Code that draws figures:
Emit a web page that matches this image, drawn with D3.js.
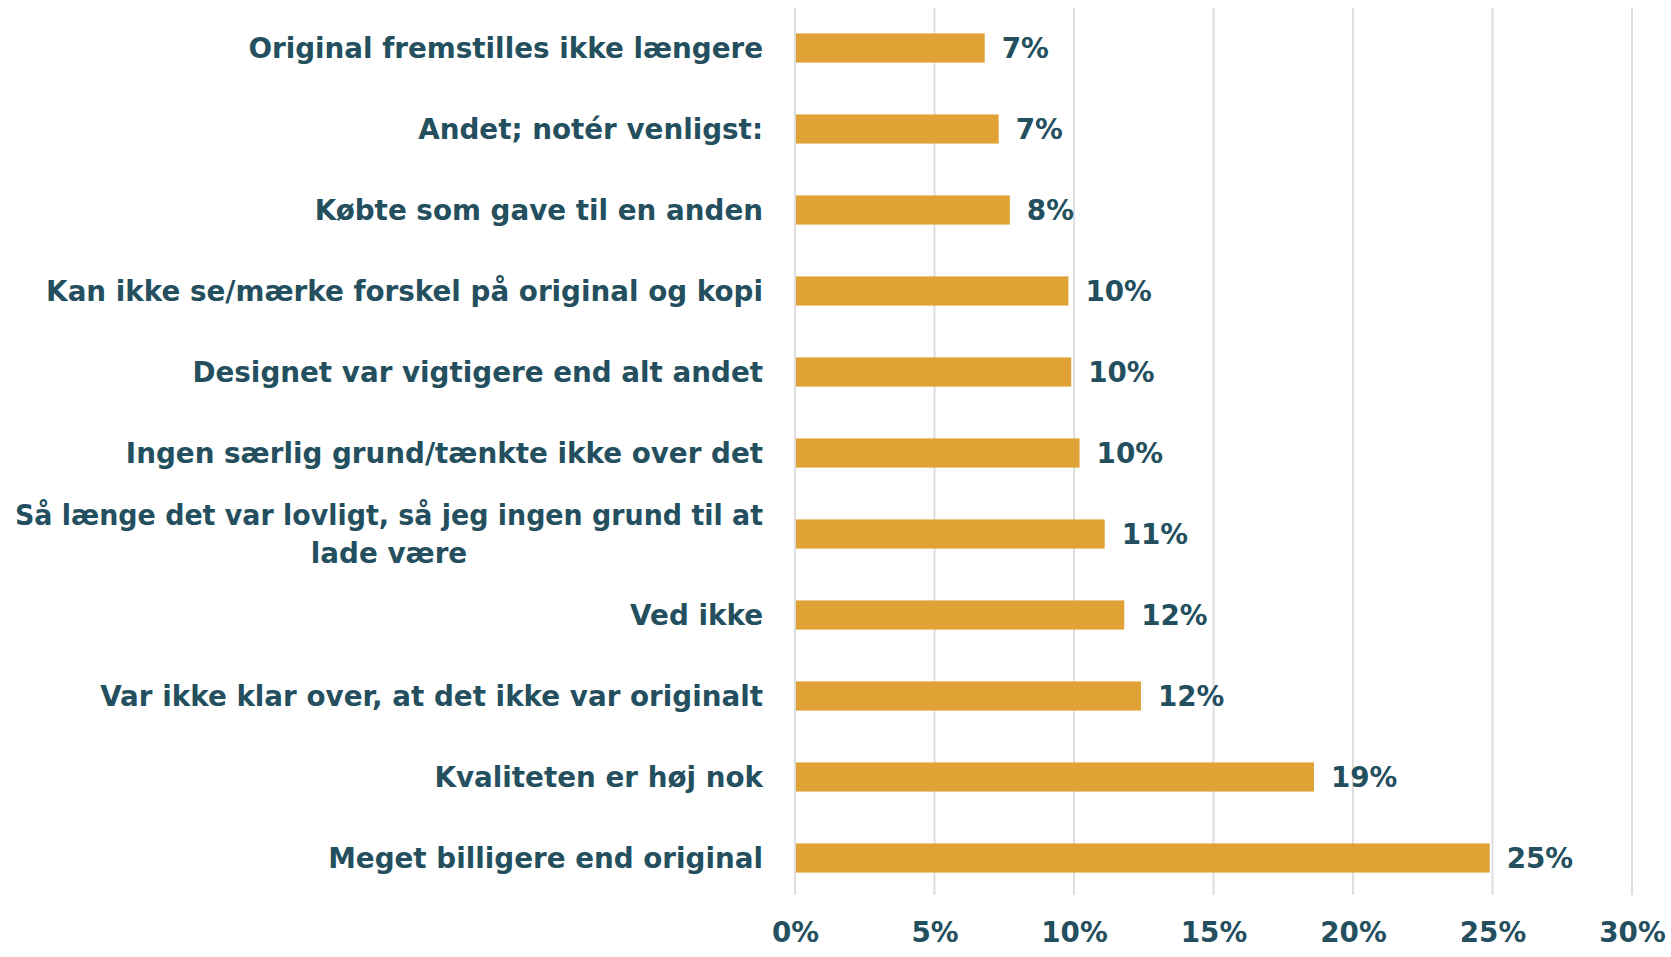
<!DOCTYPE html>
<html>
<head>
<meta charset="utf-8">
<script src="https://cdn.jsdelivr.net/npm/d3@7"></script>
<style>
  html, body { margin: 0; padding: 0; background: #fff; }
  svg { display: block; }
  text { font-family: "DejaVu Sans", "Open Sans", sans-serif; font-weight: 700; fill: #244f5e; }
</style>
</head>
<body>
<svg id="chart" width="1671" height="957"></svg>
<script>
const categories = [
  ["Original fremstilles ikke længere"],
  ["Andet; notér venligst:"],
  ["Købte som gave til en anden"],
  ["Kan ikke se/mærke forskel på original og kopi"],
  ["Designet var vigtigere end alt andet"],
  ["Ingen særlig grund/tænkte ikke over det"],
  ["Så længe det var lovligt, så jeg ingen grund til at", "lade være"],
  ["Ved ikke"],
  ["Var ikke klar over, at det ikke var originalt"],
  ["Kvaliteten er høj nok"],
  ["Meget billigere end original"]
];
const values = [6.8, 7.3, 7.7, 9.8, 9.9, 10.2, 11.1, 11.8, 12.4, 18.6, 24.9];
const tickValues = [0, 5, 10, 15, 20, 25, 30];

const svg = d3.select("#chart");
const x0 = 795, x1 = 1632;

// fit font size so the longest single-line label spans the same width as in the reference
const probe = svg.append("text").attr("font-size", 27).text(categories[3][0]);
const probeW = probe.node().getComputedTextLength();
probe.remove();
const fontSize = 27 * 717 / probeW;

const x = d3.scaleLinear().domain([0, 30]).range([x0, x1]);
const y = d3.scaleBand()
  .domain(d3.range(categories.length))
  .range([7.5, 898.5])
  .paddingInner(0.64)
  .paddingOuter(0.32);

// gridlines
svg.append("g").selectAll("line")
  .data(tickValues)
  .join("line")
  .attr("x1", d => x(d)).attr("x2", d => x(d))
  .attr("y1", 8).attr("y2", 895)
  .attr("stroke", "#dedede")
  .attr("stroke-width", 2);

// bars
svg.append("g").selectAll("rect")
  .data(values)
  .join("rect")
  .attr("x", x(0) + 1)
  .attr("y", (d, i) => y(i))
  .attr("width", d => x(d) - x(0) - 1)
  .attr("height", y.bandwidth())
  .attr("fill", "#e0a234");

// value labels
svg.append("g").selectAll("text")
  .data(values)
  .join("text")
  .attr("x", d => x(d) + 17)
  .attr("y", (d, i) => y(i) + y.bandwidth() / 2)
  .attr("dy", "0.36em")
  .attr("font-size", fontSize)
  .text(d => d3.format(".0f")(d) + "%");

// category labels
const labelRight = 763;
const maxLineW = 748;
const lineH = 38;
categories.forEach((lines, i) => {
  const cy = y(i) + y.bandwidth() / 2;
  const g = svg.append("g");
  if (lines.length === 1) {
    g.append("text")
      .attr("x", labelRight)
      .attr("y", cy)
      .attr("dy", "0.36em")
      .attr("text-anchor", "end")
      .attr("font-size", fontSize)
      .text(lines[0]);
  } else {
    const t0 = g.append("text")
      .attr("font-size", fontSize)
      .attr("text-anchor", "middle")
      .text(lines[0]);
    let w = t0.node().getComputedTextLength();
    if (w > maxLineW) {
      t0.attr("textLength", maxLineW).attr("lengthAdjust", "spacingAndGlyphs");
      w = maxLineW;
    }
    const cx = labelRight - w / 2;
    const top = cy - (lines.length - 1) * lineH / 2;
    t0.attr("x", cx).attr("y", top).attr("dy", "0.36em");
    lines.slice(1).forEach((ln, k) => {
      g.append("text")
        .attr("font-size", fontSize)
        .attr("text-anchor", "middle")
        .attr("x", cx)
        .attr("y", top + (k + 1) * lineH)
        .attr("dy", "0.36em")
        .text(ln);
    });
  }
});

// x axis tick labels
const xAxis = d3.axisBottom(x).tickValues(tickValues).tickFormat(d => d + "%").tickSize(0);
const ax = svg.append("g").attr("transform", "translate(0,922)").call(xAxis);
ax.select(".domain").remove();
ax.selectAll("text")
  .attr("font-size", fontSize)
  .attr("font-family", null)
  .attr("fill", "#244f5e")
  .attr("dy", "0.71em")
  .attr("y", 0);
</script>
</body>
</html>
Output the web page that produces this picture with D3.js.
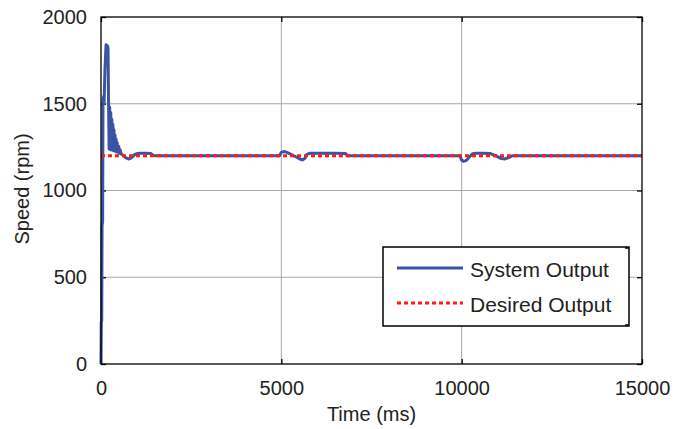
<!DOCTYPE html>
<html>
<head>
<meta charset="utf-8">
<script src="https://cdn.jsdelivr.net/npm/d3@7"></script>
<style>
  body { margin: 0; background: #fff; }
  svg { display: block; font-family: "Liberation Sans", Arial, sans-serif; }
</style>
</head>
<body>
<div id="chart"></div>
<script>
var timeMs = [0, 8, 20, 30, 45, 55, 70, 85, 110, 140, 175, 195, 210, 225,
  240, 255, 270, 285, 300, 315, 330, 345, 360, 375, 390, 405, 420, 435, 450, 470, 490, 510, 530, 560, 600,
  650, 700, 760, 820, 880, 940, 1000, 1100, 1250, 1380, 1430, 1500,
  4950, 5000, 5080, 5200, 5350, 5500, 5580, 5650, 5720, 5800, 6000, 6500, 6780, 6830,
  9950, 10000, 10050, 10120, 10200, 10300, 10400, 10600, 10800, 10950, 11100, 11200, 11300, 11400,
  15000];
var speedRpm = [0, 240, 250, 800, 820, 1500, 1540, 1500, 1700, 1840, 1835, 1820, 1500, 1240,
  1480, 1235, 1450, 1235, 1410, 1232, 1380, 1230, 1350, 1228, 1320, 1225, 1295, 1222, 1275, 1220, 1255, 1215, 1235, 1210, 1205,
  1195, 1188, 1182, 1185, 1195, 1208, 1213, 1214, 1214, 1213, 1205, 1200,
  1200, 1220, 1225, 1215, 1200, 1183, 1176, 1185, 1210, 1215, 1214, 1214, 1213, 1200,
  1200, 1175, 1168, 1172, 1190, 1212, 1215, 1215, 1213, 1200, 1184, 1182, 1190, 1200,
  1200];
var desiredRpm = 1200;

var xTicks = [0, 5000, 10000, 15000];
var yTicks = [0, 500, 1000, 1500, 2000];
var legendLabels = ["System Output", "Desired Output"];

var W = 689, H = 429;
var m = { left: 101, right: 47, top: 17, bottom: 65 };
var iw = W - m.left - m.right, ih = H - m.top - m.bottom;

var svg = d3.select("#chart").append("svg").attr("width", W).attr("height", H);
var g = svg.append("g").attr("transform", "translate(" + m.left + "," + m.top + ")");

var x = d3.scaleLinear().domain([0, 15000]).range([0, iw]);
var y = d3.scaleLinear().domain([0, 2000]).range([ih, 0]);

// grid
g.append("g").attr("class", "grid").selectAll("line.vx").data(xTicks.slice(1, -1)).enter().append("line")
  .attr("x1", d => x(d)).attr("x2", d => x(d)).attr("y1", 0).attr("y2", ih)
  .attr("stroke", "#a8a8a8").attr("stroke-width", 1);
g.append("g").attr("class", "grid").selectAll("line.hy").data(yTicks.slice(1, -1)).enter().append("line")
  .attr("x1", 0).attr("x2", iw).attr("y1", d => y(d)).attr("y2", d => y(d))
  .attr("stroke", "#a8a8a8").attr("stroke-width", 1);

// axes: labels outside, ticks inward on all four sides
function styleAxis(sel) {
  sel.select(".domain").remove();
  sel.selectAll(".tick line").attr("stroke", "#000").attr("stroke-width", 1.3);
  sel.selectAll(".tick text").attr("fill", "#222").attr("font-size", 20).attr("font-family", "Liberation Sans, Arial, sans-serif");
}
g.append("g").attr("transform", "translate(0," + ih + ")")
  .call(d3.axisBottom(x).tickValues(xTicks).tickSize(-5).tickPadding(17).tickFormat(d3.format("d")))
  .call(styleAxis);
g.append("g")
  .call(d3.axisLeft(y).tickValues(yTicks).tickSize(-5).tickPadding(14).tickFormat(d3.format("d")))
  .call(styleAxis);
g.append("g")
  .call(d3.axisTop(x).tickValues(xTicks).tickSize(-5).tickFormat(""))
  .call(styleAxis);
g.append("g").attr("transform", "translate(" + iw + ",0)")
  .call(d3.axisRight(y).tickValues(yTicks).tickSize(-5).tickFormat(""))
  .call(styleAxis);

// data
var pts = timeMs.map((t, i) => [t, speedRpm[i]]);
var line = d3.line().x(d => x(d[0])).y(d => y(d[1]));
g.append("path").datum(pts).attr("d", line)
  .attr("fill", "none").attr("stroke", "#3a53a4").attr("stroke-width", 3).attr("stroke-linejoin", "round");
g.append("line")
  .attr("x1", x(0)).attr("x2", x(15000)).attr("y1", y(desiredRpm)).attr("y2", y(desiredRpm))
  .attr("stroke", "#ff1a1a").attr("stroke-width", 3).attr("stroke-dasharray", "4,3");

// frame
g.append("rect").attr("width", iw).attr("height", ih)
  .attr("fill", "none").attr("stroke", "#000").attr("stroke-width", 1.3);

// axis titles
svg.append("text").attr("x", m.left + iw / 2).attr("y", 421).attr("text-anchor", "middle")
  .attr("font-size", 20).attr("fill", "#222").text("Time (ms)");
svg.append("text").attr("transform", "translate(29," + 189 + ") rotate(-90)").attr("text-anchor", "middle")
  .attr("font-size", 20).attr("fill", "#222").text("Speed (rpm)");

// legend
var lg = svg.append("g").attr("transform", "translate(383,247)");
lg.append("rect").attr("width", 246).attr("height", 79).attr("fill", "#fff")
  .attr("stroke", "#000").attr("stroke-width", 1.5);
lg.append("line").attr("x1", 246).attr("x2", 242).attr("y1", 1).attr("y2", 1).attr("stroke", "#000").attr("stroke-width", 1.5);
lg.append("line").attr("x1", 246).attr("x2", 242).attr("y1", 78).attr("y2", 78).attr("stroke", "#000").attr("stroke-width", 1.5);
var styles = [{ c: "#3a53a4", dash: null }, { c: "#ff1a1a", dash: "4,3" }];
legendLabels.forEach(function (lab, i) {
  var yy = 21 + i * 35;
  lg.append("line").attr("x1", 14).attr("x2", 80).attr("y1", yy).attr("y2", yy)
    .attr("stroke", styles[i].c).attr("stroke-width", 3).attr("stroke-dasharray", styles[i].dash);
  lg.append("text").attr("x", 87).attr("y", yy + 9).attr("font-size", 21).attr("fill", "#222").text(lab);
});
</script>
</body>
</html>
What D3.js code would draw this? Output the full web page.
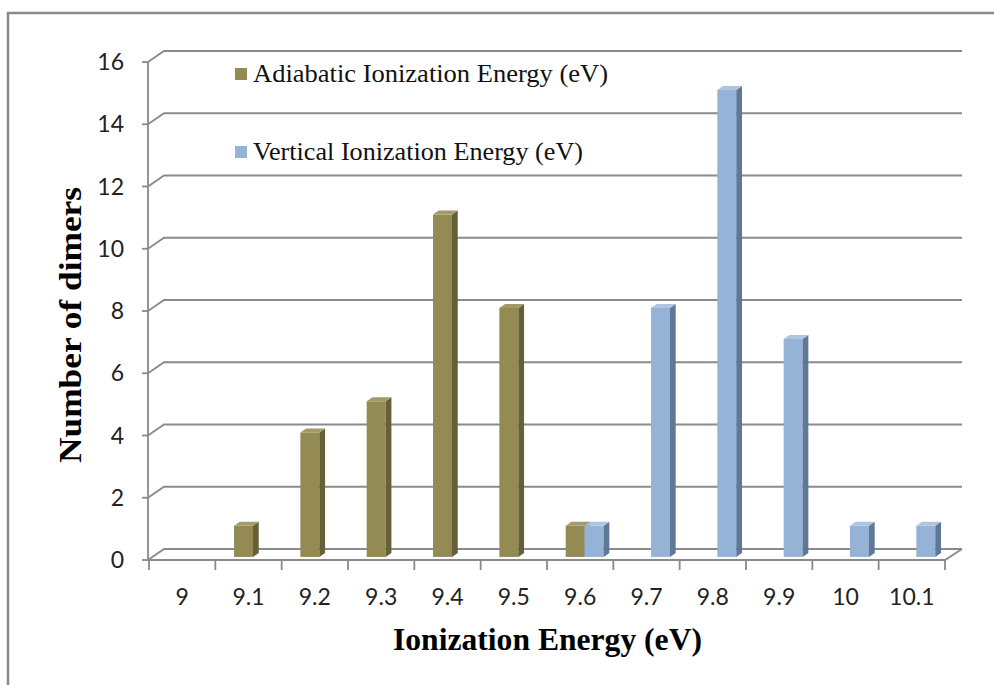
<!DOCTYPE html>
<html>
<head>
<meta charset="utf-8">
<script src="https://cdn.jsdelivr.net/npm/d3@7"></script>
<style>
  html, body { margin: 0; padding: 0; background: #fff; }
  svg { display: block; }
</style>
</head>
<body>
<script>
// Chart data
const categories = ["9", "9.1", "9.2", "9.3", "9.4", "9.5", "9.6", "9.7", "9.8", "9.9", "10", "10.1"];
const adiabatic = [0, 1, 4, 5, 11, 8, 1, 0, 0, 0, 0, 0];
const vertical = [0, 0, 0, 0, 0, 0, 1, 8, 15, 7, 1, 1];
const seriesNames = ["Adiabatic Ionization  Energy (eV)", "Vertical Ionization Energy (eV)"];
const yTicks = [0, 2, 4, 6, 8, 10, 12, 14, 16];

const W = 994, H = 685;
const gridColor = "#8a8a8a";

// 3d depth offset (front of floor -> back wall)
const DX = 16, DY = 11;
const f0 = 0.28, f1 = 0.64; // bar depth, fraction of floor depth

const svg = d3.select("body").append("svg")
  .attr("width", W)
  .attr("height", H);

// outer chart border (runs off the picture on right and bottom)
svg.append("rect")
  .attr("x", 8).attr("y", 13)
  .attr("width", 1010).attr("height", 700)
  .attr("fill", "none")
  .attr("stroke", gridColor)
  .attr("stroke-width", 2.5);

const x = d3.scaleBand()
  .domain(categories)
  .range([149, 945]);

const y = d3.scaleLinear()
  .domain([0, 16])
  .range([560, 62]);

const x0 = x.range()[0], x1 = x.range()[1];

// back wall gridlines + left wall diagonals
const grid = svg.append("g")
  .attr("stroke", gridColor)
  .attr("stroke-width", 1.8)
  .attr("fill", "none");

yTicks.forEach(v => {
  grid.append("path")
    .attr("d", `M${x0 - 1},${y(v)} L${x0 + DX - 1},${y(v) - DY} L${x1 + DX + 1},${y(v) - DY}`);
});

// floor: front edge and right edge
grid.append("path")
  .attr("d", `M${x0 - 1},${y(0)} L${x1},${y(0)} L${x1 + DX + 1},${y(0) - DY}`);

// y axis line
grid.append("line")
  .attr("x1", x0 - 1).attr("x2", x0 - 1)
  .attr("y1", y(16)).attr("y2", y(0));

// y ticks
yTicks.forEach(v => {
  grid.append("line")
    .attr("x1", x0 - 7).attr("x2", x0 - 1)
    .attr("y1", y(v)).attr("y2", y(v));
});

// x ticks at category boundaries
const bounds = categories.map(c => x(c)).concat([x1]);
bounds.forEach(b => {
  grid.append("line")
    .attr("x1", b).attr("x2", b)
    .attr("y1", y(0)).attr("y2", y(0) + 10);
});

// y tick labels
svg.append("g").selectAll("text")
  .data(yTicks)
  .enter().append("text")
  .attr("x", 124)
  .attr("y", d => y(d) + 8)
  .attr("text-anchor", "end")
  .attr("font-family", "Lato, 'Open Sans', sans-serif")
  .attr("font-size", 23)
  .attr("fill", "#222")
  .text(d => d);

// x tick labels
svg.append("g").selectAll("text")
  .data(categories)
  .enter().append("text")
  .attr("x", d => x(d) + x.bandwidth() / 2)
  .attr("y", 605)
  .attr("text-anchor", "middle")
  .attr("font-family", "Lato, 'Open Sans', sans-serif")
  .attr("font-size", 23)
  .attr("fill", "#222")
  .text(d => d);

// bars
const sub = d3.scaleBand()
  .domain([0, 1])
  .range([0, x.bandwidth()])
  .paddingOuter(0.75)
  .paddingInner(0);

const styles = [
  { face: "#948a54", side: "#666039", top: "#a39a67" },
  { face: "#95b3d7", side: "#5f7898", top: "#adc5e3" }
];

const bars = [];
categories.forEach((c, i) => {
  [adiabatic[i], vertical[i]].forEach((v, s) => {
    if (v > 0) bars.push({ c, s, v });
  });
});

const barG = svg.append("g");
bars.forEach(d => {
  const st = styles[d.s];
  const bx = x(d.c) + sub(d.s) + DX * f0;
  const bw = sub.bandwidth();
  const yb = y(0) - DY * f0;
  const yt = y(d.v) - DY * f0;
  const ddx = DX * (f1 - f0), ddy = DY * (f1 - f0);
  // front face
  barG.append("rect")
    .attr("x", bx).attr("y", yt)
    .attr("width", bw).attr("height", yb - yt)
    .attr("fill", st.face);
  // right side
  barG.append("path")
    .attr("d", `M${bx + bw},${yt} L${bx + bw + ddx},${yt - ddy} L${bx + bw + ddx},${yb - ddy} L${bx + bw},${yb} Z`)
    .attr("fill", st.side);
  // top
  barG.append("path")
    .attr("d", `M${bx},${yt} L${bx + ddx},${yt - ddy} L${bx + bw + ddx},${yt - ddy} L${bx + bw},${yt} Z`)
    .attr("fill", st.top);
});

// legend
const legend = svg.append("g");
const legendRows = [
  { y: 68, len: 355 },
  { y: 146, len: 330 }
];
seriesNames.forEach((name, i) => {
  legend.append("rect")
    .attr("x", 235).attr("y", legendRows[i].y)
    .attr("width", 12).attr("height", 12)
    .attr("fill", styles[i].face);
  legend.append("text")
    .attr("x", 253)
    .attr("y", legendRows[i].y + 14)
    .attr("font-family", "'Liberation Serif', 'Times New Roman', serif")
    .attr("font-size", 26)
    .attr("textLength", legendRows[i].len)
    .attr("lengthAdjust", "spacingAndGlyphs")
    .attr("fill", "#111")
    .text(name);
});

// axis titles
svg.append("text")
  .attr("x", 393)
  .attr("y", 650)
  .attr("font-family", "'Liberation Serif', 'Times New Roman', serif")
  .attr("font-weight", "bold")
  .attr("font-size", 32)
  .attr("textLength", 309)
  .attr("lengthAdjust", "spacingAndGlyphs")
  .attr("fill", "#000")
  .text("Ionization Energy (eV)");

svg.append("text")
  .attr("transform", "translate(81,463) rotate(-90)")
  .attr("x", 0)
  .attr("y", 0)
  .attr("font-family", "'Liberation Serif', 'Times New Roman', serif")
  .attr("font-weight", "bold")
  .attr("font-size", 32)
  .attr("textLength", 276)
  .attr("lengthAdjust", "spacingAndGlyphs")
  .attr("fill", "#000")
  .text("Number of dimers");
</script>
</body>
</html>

TASK OBJECTIVE: Copy out, exactly, every line from the one that contains "Output the web" through the one that contains "var y = d3.scaleLinear().domain([0, 2000]).range([ih, 0]);". Pictures stay out of the copy.

RESULT OF THE TASK:
Output the web page that produces this picture with D3.js.
<!DOCTYPE html>
<html>
<head>
<meta charset="utf-8">
<script src="https://cdn.jsdelivr.net/npm/d3@7"></script>
<style>
  body { margin: 0; background: #fff; }
  svg { display: block; font-family: "Liberation Sans", Arial, sans-serif; }
</style>
</head>
<body>
<div id="chart"></div>
<script>
var timeMs = [0, 8, 20, 30, 45, 55, 70, 85, 110, 140, 175, 195, 210, 225,
  240, 255, 270, 285, 300, 315, 330, 345, 360, 375, 390, 405, 420, 435, 450, 470, 490, 510, 530, 560, 600,
  650, 700, 760, 820, 880, 940, 1000, 1100, 1250, 1380, 1430, 1500,
  4950, 5000, 5080, 5200, 5350, 5500, 5580, 5650, 5720, 5800, 6000, 6500, 6780, 6830,
  9950, 10000, 10050, 10120, 10200, 10300, 10400, 10600, 10800, 10950, 11100, 11200, 11300, 11400,
  15000];
var speedRpm = [0, 240, 250, 800, 820, 1500, 1540, 1500, 1700, 1840, 1835, 1820, 1500, 1240,
  1480, 1235, 1450, 1235, 1410, 1232, 1380, 1230, 1350, 1228, 1320, 1225, 1295, 1222, 1275, 1220, 1255, 1215, 1235, 1210, 1205,
  1195, 1188, 1182, 1185, 1195, 1208, 1213, 1214, 1214, 1213, 1205, 1200,
  1200, 1220, 1225, 1215, 1200, 1183, 1176, 1185, 1210, 1215, 1214, 1214, 1213, 1200,
  1200, 1175, 1168, 1172, 1190, 1212, 1215, 1215, 1213, 1200, 1184, 1182, 1190, 1200,
  1200];
var desiredRpm = 1200;

var xTicks = [0, 5000, 10000, 15000];
var yTicks = [0, 500, 1000, 1500, 2000];
var legendLabels = ["System Output", "Desired Output"];

var W = 689, H = 429;
var m = { left: 101, right: 47, top: 17, bottom: 65 };
var iw = W - m.left - m.right, ih = H - m.top - m.bottom;

var svg = d3.select("#chart").append("svg").attr("width", W).attr("height", H);
var g = svg.append("g").attr("transform", "translate(" + m.left + "," + m.top + ")");

var x = d3.scaleLinear().domain([0, 15000]).range([0, iw]);
var y = d3.scaleLinear().domain([0, 2000]).range([ih, 0]);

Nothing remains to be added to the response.